_Aim_
The entries below contain pictures. Retype everything except those pictures, exactly as given.

--- Start ---

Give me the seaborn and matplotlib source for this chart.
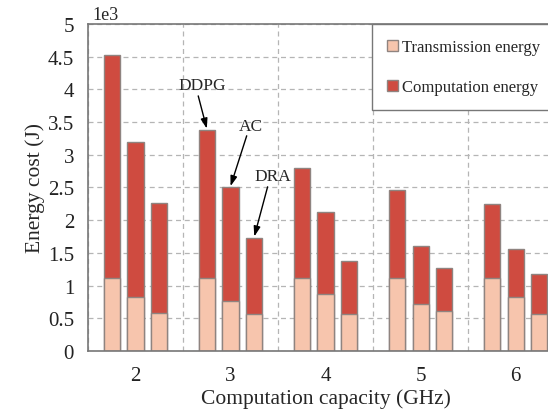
import seaborn as sns
import pandas as pd
import numpy as np
import matplotlib.pyplot as plt
from matplotlib.patches import Patch
from matplotlib.ticker import FuncFormatter

# data (J)
capacity = ['2', '3', '4', '5', '6']
methods = ['DDPG', 'AC', 'DRA']
total_ddpg = [4520, 3380, 2800, 2460, 2250]
total_ac = [3200, 2500, 2130, 1610, 1560]
total_dra = [2270, 1730, 1380, 1270, 1180]
trans_ddpg = [1115, 1120, 1110, 1110, 1110]
trans_ac = [820, 770, 870, 720, 830]
trans_dra = [580, 560, 570, 610, 570]

rows = []
for i, c in enumerate(capacity):
    for m, tot, tr in zip(methods, [total_ddpg, total_ac, total_dra], [trans_ddpg, trans_ac, trans_dra]):
        rows.append({'capacity': c, 'method': m, 'total': tot[i], 'transmission': tr[i]})
df = pd.DataFrame(rows)

red = '#cf4b40'
peach = '#f7c5ad'
edge = '#8f8480'

sns.set_style('whitegrid')
plt.rcParams['font.family'] = ['Liberation Serif', 'DejaVu Serif']

fig = plt.figure(figsize=(5.48, 4.10), dpi=100)
ax = fig.add_axes([0.1606, 0.1415, 0.867, 0.7976])

sns.barplot(data=df, x='capacity', y='total', hue='method', palette=[red] * 3,
            width=0.75, gap=0.32, edgecolor=edge, linewidth=1, saturation=1,
            legend=False, ax=ax)
sns.barplot(data=df, x='capacity', y='transmission', hue='method', palette=[peach] * 3,
            width=0.75, gap=0.32, edgecolor=edge, linewidth=1, saturation=1,
            legend=False, ax=ax)

ax.set_xlim(-0.5, 4.5)
ax.set_ylim(0, 5000)
ax.set_yticks(np.arange(0, 5001, 500))
ax.yaxis.set_major_formatter(FuncFormatter(lambda v, p: f'{v / 1000:g}'))
ax.set_xticks(range(5), minor=False)
ax.set_xticks(np.arange(-0.5, 4.6, 1), minor=True)
ax.grid(False)
ax.grid(True, which='major', axis='y', linestyle=(0, (4, 3)), color='#b5b5b5', lw=0.9)
ax.grid(True, which='minor', axis='x', linestyle=(0, (4, 3)), color='#b5b5b5', lw=0.9)
ax.tick_params(which='both', length=0, labelsize=15, colors='#222222')
ax.tick_params(axis='x', pad=11)
ax.tick_params(axis='y', pad=10)
for s in ax.spines.values():
    s.set_color('#777777')
    s.set_linewidth(1.2)

ax.set_xlabel('Computation capacity (GHz)', fontsize=15.5, labelpad=2)
ax.set_ylabel('Energy cost (J)', fontsize=15.5, labelpad=2)
ax.text(0.01, 1.015, '1e3', transform=ax.transAxes, fontsize=13, ha='left', va='baseline')

# arrows to the 3 GHz bars
offs = [-0.25, 0.0, 0.25]
tots = [total_ddpg[1], total_ac[1], total_dra[1]]
txt_pos = [(0.70, 4060), (1.21, 3440), (1.44, 2670)]
tail = [(0.66, 3900), (1.17, 3290), (1.39, 2510)]
for m, o, t, tp, tl in zip(methods, offs, tots, txt_pos, tail):
    ax.text(tp[0], tp[1], m, ha='center', va='center', fontsize=12.5)
    ax.annotate('', xy=(1 + o, t + 20), xytext=tl,
                arrowprops=dict(arrowstyle='-|>,head_length=0.6,head_width=0.2',
                                color='black', lw=1, shrinkA=0, shrinkB=0))

handles = [Patch(facecolor=peach, edgecolor=edge, label='Transmission energy'),
           Patch(facecolor=red, edgecolor=edge, label='Computation energy')]
leg = fig.legend(handles=handles, loc='upper left', bbox_to_anchor=(372 / 548, 1 - 25 / 410),
                 fontsize=12, frameon=True, fancybox=False, handlelength=0.65,
                 handleheight=0.65, handletextpad=0.25, labelspacing=1.45,
                 borderpad=0.9, borderaxespad=0)
leg.get_frame().set_edgecolor('#777777')
leg.get_frame().set_linewidth(1)
leg.get_frame().set_alpha(1)

fig.savefig('out.png', dpi=100)
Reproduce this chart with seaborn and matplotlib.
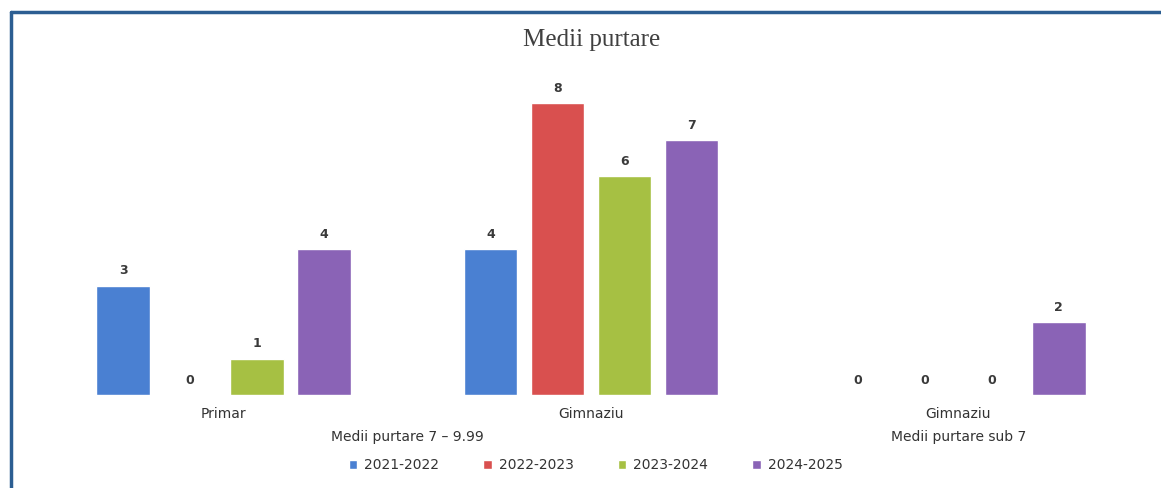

--- End ---

_Exercise answer_
Give me the seaborn and matplotlib source for this chart.
import seaborn as sns
import pandas as pd
import numpy as np
import matplotlib.pyplot as plt
from matplotlib.patches import Patch
from matplotlib.ticker import FuncFormatter

# data (J)
capacity = ['2', '3', '4', '5', '6']
methods = ['DDPG', 'AC', 'DRA']
total_ddpg = [4520, 3380, 2800, 2460, 2250]
total_ac = [3200, 2500, 2130, 1610, 1560]
total_dra = [2270, 1730, 1380, 1270, 1180]
trans_ddpg = [1115, 1120, 1110, 1110, 1110]
trans_ac = [820, 770, 870, 720, 830]
trans_dra = [580, 560, 570, 610, 570]

rows = []
for i, c in enumerate(capacity):
    for m, tot, tr in zip(methods, [total_ddpg, total_ac, total_dra], [trans_ddpg, trans_ac, trans_dra]):
        rows.append({'capacity': c, 'method': m, 'total': tot[i], 'transmission': tr[i]})
df = pd.DataFrame(rows)

red = '#cf4b40'
peach = '#f7c5ad'
edge = '#8f8480'

sns.set_style('whitegrid')
plt.rcParams['font.family'] = ['Liberation Serif', 'DejaVu Serif']

fig = plt.figure(figsize=(5.48, 4.10), dpi=100)
ax = fig.add_axes([0.1606, 0.1415, 0.867, 0.7976])

sns.barplot(data=df, x='capacity', y='total', hue='method', palette=[red] * 3,
            width=0.75, gap=0.32, edgecolor=edge, linewidth=1, saturation=1,
            legend=False, ax=ax)
sns.barplot(data=df, x='capacity', y='transmission', hue='method', palette=[peach] * 3,
            width=0.75, gap=0.32, edgecolor=edge, linewidth=1, saturation=1,
            legend=False, ax=ax)

ax.set_xlim(-0.5, 4.5)
ax.set_ylim(0, 5000)
ax.set_yticks(np.arange(0, 5001, 500))
ax.yaxis.set_major_formatter(FuncFormatter(lambda v, p: f'{v / 1000:g}'))
ax.set_xticks(range(5), minor=False)
ax.set_xticks(np.arange(-0.5, 4.6, 1), minor=True)
ax.grid(False)
ax.grid(True, which='major', axis='y', linestyle=(0, (4, 3)), color='#b5b5b5', lw=0.9)
ax.grid(True, which='minor', axis='x', linestyle=(0, (4, 3)), color='#b5b5b5', lw=0.9)
ax.tick_params(which='both', length=0, labelsize=15, colors='#222222')
ax.tick_params(axis='x', pad=11)
ax.tick_params(axis='y', pad=10)
for s in ax.spines.values():
    s.set_color('#777777')
    s.set_linewidth(1.2)

ax.set_xlabel('Computation capacity (GHz)', fontsize=15.5, labelpad=2)
ax.set_ylabel('Energy cost (J)', fontsize=15.5, labelpad=2)
ax.text(0.01, 1.015, '1e3', transform=ax.transAxes, fontsize=13, ha='left', va='baseline')

# arrows to the 3 GHz bars
offs = [-0.25, 0.0, 0.25]
tots = [total_ddpg[1], total_ac[1], total_dra[1]]
txt_pos = [(0.70, 4060), (1.21, 3440), (1.44, 2670)]
tail = [(0.66, 3900), (1.17, 3290), (1.39, 2510)]
for m, o, t, tp, tl in zip(methods, offs, tots, txt_pos, tail):
    ax.text(tp[0], tp[1], m, ha='center', va='center', fontsize=12.5)
    ax.annotate('', xy=(1 + o, t + 20), xytext=tl,
                arrowprops=dict(arrowstyle='-|>,head_length=0.6,head_width=0.2',
                                color='black', lw=1, shrinkA=0, shrinkB=0))

handles = [Patch(facecolor=peach, edgecolor=edge, label='Transmission energy'),
           Patch(facecolor=red, edgecolor=edge, label='Computation energy')]
leg = fig.legend(handles=handles, loc='upper left', bbox_to_anchor=(372 / 548, 1 - 25 / 410),
                 fontsize=12, frameon=True, fancybox=False, handlelength=0.65,
                 handleheight=0.65, handletextpad=0.25, labelspacing=1.45,
                 borderpad=0.9, borderaxespad=0)
leg.get_frame().set_edgecolor('#777777')
leg.get_frame().set_linewidth(1)
leg.get_frame().set_alpha(1)

fig.savefig('out.png', dpi=100)
Reproduce this chart with seaborn and matplotlib.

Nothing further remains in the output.